In America public opinion was never sufficiently aroused to put the plan across. The Connecticut assembly went on record opposing its adoption. New Jersey, which did not attend the congress, held that the plan adversely affected its constitution. The Pennsylvania assembly, despite Franklin’s own prestige, voted it down without discussion. The Massachusetts assembly debated the plan at length and then defeated it. In short, with the exception of New York, whose legislature went on record favoring the proposal, every assembly which considered the plan turned it down.

In England the Albany Plan received as frigid a reception as in America. The Board of Trade submitted the plan to George II without comment, but the Privy Council took no action. Lord Halifax, head of the Board of Trade, urged instead a thoroughly undemocratic scheme of union, with a permanent revenue as its paramount objective. Other plans, like Cadwallader Gulden’s hereditary council of landholders in America in imitation of the House of Lords, contemplated sweeping revisions in the colonial charters, even the setting up of three regional unions. Such plans would not have enlarged colonial self-government, but delimited it.

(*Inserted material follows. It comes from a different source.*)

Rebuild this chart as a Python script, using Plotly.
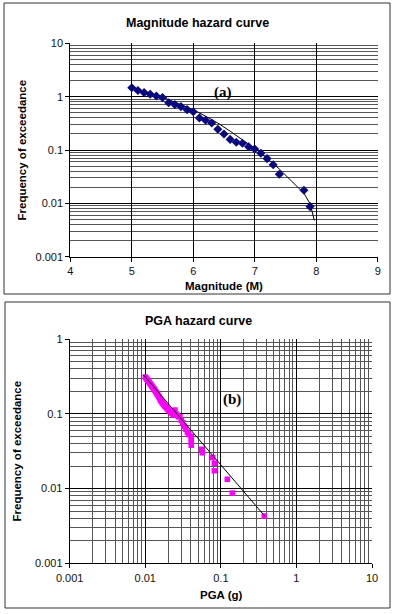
import plotly.graph_objects as go

W, H = 395, 614

# ---- Panel (a): Magnitude hazard curve ----
mag_pts = [5.0, 5.1, 5.2, 5.3, 5.4, 5.5, 5.6, 5.7, 5.8, 5.9, 6.0, 6.1, 6.2, 6.3,
           6.4, 6.5, 6.6, 6.7, 6.8, 6.9, 7.0, 7.1, 7.2, 7.3, 7.4, 7.8, 7.9]
freq_pts = [1.47, 1.30, 1.19, 1.11, 1.03, 0.96, 0.77, 0.71, 0.65, 0.57, 0.52, 0.40,
            0.36, 0.32, 0.245, 0.20, 0.158, 0.14, 0.134, 0.115, 0.104, 0.087, 0.069,
            0.053, 0.035, 0.0176, 0.0087]
mag_curve = [4.95, 5.2, 5.5, 5.8, 6.0, 6.2, 6.4, 6.6, 6.8, 7.0, 7.2, 7.4, 7.6, 7.8,
             7.9, 7.95, 7.97]
freq_curve = [1.52, 1.22, 0.98, 0.72, 0.57, 0.43, 0.32, 0.225, 0.155, 0.107, 0.07,
              0.044, 0.026, 0.0155, 0.0098, 0.0062, 0.0048]
mag_ticks = [4, 5, 6, 7, 8, 9]
freq_ticks_a = [0.001, 0.01, 0.1, 1, 10]
freq_labels_a = ["0.001", "0.01", "0.1", "1", "10"]

# ---- Panel (b): PGA hazard curve ----
pga_pts = [0.0100, 0.0102, 0.0105, 0.0108, 0.0110, 0.0113, 0.0116, 0.0119, 0.0122,
           0.0125, 0.0128, 0.0131, 0.0134, 0.0137, 0.0140, 0.0143, 0.0146, 0.0150,
           0.0153, 0.0157, 0.0160, 0.0164, 0.0168, 0.0172, 0.0176, 0.0180, 0.0185,
           0.0190, 0.0195, 0.0200, 0.0206, 0.0212, 0.0218, 0.0224, 0.0231, 0.0238,
           0.0247, 0.0255, 0.0265, 0.0275, 0.0288, 0.0300, 0.0313, 0.0330, 0.0345,
           0.0360, 0.0375, 0.0406, 0.0406, 0.0406, 0.0406, 0.0557, 0.0568, 0.078,
           0.0819, 0.0819, 0.1216, 0.1416, 0.375]
pga_freq = [0.31, 0.30, 0.29, 0.28, 0.272, 0.262, 0.252, 0.245, 0.236, 0.228, 0.220,
            0.214, 0.206, 0.198, 0.192, 0.184, 0.180, 0.172, 0.165, 0.156, 0.150,
            0.146, 0.140, 0.136, 0.132, 0.128, 0.124, 0.121, 0.117, 0.114, 0.111,
            0.108, 0.105, 0.102, 0.099, 0.096, 0.112, 0.099, 0.095, 0.091, 0.0915,
            0.082, 0.076, 0.068, 0.062, 0.057, 0.053, 0.050, 0.046, 0.042, 0.038,
            0.0335, 0.030, 0.026, 0.0218, 0.0173, 0.0133, 0.0087, 0.0043]
pga_line = [0.0095, 0.38]
pga_line_freq = [0.33, 0.0043]
pga_ticks = [0.001, 0.01, 0.1, 1, 10]
pga_labels = ["0.001", "0.01", "0.1", "1", "10"]
freq_ticks_b = [0.001, 0.01, 0.1, 1]
freq_labels_b = ["0.001", "0.01", "0.1", "1"]

FONT = "Liberation Sans, Arial, sans-serif"


def minor_vals(lo_exp, hi_exp):
    return [m * 10 ** e for e in range(lo_exp, hi_exp) for m in range(2, 10)]


def px_x(p):
    return p / W


def px_y(p):
    return 1 - p / H


fig = go.Figure()

fig.add_trace(go.Scatter(x=mag_curve, y=freq_curve, mode="lines",
                         line=dict(color="black", width=1),
                         xaxis="x", yaxis="y", showlegend=False))
fig.add_trace(go.Scatter(x=mag_pts, y=freq_pts, mode="markers",
                         marker=dict(symbol="diamond", size=7, color="#0a0a80"),
                         xaxis="x", yaxis="y", showlegend=False))

fig.add_trace(go.Scatter(x=pga_pts, y=pga_freq, mode="markers",
                         marker=dict(symbol="square", size=5.5, color="#ff00ff"),
                         xaxis="x2", yaxis="y2", showlegend=False))
fig.add_trace(go.Scatter(x=pga_line, y=pga_line_freq, mode="lines",
                         line=dict(color="black", width=1),
                         xaxis="x2", yaxis="y2", showlegend=False))

tickfont = dict(family=FONT, size=11, color="#111")
MINOR_COLOR = "#555555"

common = dict(ticks="outside", ticklen=4, tickcolor="black",
              showline=True, linecolor="black", linewidth=1,
              showgrid=True, gridcolor="black", gridwidth=1, zeroline=False,
              tickfont=tickfont, automargin=False)

fig.update_layout(
    width=W, height=H,
    margin=dict(l=0, r=0, t=0, b=0),
    paper_bgcolor="white", plot_bgcolor="white",
    xaxis=dict(domain=[px_x(70.3), px_x(377.7)], anchor="y", range=[4, 9],
               tickvals=mag_ticks, **common),
    yaxis=dict(domain=[px_y(256.7), px_y(43.3)], anchor="x", type="log",
               range=[-3, 1], tickvals=freq_ticks_a, ticktext=freq_labels_a,
               minor=dict(tickvals=minor_vals(-3, 1), showgrid=True,
                          gridcolor=MINOR_COLOR, gridwidth=1, ticks=""),
               **common),
    xaxis2=dict(domain=[px_x(69.7), px_x(372)], anchor="y2", type="log",
                range=[-3, 1], tickvals=pga_ticks, ticktext=pga_labels,
                minor=dict(tickvals=minor_vals(-3, 1), showgrid=True,
                           gridcolor=MINOR_COLOR, gridwidth=1, ticks=""),
                **common),
    yaxis2=dict(domain=[px_y(563.3), px_y(339)], anchor="x2", type="log",
                range=[-3, 0], tickvals=freq_ticks_b, ticktext=freq_labels_b,
                minor=dict(tickvals=minor_vals(-3, 0), showgrid=True,
                           gridcolor=MINOR_COLOR, gridwidth=1, ticks=""),
                **common),
)

# panel frames
fig.add_shape(type="rect", xref="paper", yref="paper",
              x0=px_x(4), x1=px_x(390), y0=px_y(294), y1=px_y(3),
              line=dict(color="#333", width=1), layer="below")
fig.add_shape(type="rect", xref="paper", yref="paper",
              x0=px_x(5), x1=px_x(390), y0=px_y(608), y1=px_y(302),
              line=dict(color="#333", width=1), layer="below")

texts = [
    ("Magnitude hazard curve", 197, 22.7, 0, 12.5),
    ("Magnitude (M)", 224, 286, 0, 11.5),
    ("Frequency of exceedance", 21.5, 150, -90, 11.5),
    ("PGA hazard curve", 198, 320.7, 0, 12.5),
    ("PGA (g)", 221, 595, 0, 11.5),
    ("Frequency of exceedance", 16.5, 451, -90, 11.5),
]
for t, x, y, ang, sz in texts:
    fig.add_annotation(text="<b>" + t + "</b>", xref="paper", yref="paper",
                       x=px_x(x), y=px_y(y), showarrow=False, textangle=ang,
                       font=dict(family=FONT, size=sz, color="black"),
                       xanchor="center", yanchor="middle")

fig.add_annotation(text="<b>(a)</b>", x=6.48, y=0.08, xref="x", yref="y",
                   showarrow=False,
                   font=dict(family="Liberation Serif, Times New Roman, serif",
                             size=15, color="black"))
fig.add_annotation(text="<b>(b)</b>", x=-0.857, y=-0.806, xref="x2", yref="y2",
                   showarrow=False,
                   font=dict(family="Liberation Serif, Times New Roman, serif",
                             size=15, color="black"))

fig.write_html(
    "out.html",
    config={"displayModeBar": False},
    post_script="document.body.style.margin='0';document.body.style.overflow='hidden';",
)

Many years later Franklin pithily summed up the rejection of his plan on both sides of the water.

“The crown disapproved it,” he pointed out, “as having too much weight in the democratic part of the constitution, and every assembly as having allowed too much to prerogative; so it was totally rejected.” In short, the thinking of the men who met at Albany in 1754 was too bold for that day. In evolving the Plan of Union Franklin had shown himself to be an imperial-minded thinker who placed the empire above individual states’ rights.

During the discussion over the ratification of the Albany Plan Franklin’s own pen was not idle. Governor Shirley of Massachusetts proposed a drastic re- vision of the Albany Plan. He would have permitted Parliament to tax the colonies directly and have excluded the colonists from all share in the choice of the grand councilors.

In a stinging rebuttal Franklin pointed out that “compelling the colonies to pay money without their consent would be rather like raising contributions in an enemy’s country than taxing of Englishmen for their own public benefit. It would be treating them as conquered people, and not as true British subjects.”

These words of Franklin penned in 1754 forecast the constitutional arguments of the American colonists when, in 1765, Parliament for the first time instituted direct taxation of the colonies. The Stamp Act, which provoked the calling of another congress in New York —this one without permission of the Crown—touched off the great controversy which was fated to end in war. Had it been put in operation the Albany Plan would very likely have obviated the necessity for Parliament to levy taxes for the military defense and administration of the colonies.

Perhaps the British government recognized its mistake in failing to adopt the plan, but not until long after the Revolution had broken out and military currents were running adverse to the mother country. Following Burgoyne’s defeat at Saratoga the British government instructed the Carlisle Peace Commission to concede to the colonies, if necessary, “Congress as a permanent institution so long as it did not infringe the sovereignty of Parliament.” But America was by then irrevocably committed to independence and the offer was flatly rejected. In fact, the federal principle embodied in the Albany Plan would not be accepted by Great Britain for another half century, and then it was still another colonial revolt, this time in Canada, which converted the government to federalism.